What you need to do: Quote, with no changes, the lines that run from the top of the material to the line with "(13,1043) -- (62,1043);", both included.

Supplied data:
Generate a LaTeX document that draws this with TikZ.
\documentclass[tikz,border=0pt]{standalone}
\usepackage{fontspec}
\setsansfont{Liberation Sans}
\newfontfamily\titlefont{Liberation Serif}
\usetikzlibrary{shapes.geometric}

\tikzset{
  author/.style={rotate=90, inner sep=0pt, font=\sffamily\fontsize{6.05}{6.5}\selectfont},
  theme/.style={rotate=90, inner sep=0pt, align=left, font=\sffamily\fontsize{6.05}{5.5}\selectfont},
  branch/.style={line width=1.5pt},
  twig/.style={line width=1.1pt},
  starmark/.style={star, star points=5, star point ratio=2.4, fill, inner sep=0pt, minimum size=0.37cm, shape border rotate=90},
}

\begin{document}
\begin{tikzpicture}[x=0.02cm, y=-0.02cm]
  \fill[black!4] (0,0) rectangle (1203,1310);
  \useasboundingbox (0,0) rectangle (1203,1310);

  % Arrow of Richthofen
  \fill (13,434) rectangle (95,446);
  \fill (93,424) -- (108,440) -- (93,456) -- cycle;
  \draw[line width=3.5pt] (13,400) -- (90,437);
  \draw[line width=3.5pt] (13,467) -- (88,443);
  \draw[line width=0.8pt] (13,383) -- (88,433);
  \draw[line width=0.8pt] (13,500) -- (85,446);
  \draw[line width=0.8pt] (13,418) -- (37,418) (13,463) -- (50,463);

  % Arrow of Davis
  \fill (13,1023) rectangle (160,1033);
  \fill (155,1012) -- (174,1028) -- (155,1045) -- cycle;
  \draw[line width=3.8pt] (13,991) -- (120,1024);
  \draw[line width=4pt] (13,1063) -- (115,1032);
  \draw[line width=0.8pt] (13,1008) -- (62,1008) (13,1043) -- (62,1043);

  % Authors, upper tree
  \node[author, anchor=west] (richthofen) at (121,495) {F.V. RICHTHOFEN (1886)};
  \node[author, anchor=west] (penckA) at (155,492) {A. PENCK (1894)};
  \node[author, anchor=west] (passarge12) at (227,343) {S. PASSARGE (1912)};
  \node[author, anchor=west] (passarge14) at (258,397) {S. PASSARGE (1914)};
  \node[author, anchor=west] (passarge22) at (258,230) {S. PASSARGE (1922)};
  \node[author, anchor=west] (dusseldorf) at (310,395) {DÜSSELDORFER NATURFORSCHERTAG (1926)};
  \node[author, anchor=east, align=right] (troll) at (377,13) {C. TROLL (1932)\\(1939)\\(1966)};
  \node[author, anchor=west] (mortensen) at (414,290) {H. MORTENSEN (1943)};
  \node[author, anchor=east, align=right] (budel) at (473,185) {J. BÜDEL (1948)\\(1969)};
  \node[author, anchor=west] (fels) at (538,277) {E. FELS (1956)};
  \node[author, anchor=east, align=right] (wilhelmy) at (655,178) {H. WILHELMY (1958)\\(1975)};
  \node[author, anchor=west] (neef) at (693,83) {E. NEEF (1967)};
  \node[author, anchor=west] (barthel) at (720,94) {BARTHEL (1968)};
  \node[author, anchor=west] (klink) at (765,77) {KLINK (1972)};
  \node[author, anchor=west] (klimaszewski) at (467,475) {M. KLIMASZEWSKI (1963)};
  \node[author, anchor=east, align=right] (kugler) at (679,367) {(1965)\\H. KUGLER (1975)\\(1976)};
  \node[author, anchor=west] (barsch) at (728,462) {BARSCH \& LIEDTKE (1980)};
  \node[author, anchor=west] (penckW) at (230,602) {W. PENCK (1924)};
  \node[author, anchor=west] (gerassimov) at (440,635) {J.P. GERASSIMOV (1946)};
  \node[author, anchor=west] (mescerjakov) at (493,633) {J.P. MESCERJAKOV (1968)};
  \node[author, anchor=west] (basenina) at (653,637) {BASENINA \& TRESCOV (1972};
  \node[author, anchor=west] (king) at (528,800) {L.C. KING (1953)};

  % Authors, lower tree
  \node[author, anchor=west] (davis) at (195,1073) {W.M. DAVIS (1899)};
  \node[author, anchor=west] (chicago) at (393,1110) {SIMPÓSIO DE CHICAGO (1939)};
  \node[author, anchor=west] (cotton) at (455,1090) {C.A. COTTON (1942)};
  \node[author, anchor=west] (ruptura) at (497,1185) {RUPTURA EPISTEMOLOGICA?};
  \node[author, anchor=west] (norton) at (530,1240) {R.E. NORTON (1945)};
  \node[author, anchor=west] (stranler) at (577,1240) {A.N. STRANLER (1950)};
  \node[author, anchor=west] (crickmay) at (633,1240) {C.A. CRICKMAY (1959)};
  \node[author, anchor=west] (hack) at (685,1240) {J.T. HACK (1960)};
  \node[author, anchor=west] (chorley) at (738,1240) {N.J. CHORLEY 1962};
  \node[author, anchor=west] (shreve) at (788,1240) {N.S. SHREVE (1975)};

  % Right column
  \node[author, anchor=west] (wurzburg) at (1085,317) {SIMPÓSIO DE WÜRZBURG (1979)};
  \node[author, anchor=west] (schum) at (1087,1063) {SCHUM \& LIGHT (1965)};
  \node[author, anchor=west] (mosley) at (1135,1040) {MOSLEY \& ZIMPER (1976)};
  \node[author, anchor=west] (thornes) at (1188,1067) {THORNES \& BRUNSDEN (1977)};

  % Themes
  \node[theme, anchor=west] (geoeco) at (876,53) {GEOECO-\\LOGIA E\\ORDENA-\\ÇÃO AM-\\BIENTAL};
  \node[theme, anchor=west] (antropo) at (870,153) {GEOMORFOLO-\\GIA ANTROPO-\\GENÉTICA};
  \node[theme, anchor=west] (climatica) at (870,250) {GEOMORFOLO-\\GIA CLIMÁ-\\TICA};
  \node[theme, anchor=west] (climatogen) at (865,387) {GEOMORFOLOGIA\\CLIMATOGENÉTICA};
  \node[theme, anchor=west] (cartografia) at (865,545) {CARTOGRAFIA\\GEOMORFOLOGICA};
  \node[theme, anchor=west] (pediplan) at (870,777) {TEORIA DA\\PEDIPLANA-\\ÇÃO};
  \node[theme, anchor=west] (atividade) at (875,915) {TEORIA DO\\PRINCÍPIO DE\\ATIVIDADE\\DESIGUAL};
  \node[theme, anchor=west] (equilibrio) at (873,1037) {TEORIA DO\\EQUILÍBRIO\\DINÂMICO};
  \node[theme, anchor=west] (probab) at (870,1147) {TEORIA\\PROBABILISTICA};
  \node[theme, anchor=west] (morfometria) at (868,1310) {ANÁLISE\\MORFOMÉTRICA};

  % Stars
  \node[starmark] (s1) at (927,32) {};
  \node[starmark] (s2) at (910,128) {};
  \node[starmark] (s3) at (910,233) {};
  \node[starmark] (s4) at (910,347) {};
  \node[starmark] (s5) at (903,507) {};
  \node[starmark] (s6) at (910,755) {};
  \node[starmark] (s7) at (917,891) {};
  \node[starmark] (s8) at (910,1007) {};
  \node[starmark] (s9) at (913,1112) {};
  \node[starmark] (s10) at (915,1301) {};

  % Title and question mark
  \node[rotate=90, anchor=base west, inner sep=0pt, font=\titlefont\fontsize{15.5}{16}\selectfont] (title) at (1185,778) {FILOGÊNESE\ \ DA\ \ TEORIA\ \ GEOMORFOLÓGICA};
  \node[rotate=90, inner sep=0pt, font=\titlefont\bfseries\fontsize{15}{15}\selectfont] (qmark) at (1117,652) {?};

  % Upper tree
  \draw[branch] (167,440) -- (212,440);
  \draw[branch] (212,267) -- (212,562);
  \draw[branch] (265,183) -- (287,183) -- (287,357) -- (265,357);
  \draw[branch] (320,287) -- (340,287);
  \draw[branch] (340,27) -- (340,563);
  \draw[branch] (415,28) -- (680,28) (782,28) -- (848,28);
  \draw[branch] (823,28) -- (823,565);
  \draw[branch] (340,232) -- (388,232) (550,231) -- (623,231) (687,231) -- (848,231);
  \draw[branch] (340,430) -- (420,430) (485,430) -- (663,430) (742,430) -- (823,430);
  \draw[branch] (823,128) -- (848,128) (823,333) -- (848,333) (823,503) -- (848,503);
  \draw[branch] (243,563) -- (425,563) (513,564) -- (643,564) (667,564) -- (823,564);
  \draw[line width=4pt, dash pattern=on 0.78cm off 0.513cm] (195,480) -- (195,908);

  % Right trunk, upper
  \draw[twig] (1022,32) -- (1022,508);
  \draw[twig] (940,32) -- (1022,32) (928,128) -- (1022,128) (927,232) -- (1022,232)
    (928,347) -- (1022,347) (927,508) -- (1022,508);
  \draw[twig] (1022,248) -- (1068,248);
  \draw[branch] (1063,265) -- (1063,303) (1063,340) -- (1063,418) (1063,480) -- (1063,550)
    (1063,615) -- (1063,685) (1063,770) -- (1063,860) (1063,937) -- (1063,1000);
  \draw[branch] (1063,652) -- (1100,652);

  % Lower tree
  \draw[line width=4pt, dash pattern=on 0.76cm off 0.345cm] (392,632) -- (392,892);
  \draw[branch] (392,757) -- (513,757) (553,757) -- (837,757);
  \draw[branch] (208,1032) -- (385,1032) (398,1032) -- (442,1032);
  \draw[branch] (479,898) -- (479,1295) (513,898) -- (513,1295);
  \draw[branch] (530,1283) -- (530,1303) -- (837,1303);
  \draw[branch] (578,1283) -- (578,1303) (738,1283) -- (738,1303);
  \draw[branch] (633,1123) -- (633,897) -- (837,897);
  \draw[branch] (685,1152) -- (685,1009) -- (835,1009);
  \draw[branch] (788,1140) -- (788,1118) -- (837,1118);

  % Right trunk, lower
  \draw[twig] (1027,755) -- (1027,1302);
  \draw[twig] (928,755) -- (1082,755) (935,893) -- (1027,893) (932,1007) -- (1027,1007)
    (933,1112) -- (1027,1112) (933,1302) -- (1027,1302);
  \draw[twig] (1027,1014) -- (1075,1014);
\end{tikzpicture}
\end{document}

Solution:
Generate a LaTeX document that draws this with TikZ.
\documentclass[tikz,border=0pt]{standalone}
\usepackage{fontspec}
\setsansfont{Liberation Sans}
\newfontfamily\titlefont{Liberation Serif}
\usetikzlibrary{shapes.geometric}

\tikzset{
  author/.style={rotate=90, inner sep=0pt, font=\sffamily\fontsize{6.05}{6.5}\selectfont},
  theme/.style={rotate=90, inner sep=0pt, align=left, font=\sffamily\fontsize{6.05}{5.5}\selectfont},
  branch/.style={line width=1.5pt},
  twig/.style={line width=1.1pt},
  starmark/.style={star, star points=5, star point ratio=2.4, fill, inner sep=0pt, minimum size=0.37cm, shape border rotate=90},
}

\begin{document}
\begin{tikzpicture}[x=0.02cm, y=-0.02cm]
  \fill[black!4] (0,0) rectangle (1203,1310);
  \useasboundingbox (0,0) rectangle (1203,1310);

  % Arrow of Richthofen
  \fill (13,434) rectangle (95,446);
  \fill (93,424) -- (108,440) -- (93,456) -- cycle;
  \draw[line width=3.5pt] (13,400) -- (90,437);
  \draw[line width=3.5pt] (13,467) -- (88,443);
  \draw[line width=0.8pt] (13,383) -- (88,433);
  \draw[line width=0.8pt] (13,500) -- (85,446);
  \draw[line width=0.8pt] (13,418) -- (37,418) (13,463) -- (50,463);

  % Arrow of Davis
  \fill (13,1023) rectangle (160,1033);
  \fill (155,1012) -- (174,1028) -- (155,1045) -- cycle;
  \draw[line width=3.8pt] (13,991) -- (120,1024);
  \draw[line width=4pt] (13,1063) -- (115,1032);
  \draw[line width=0.8pt] (13,1008) -- (62,1008) (13,1043) -- (62,1043);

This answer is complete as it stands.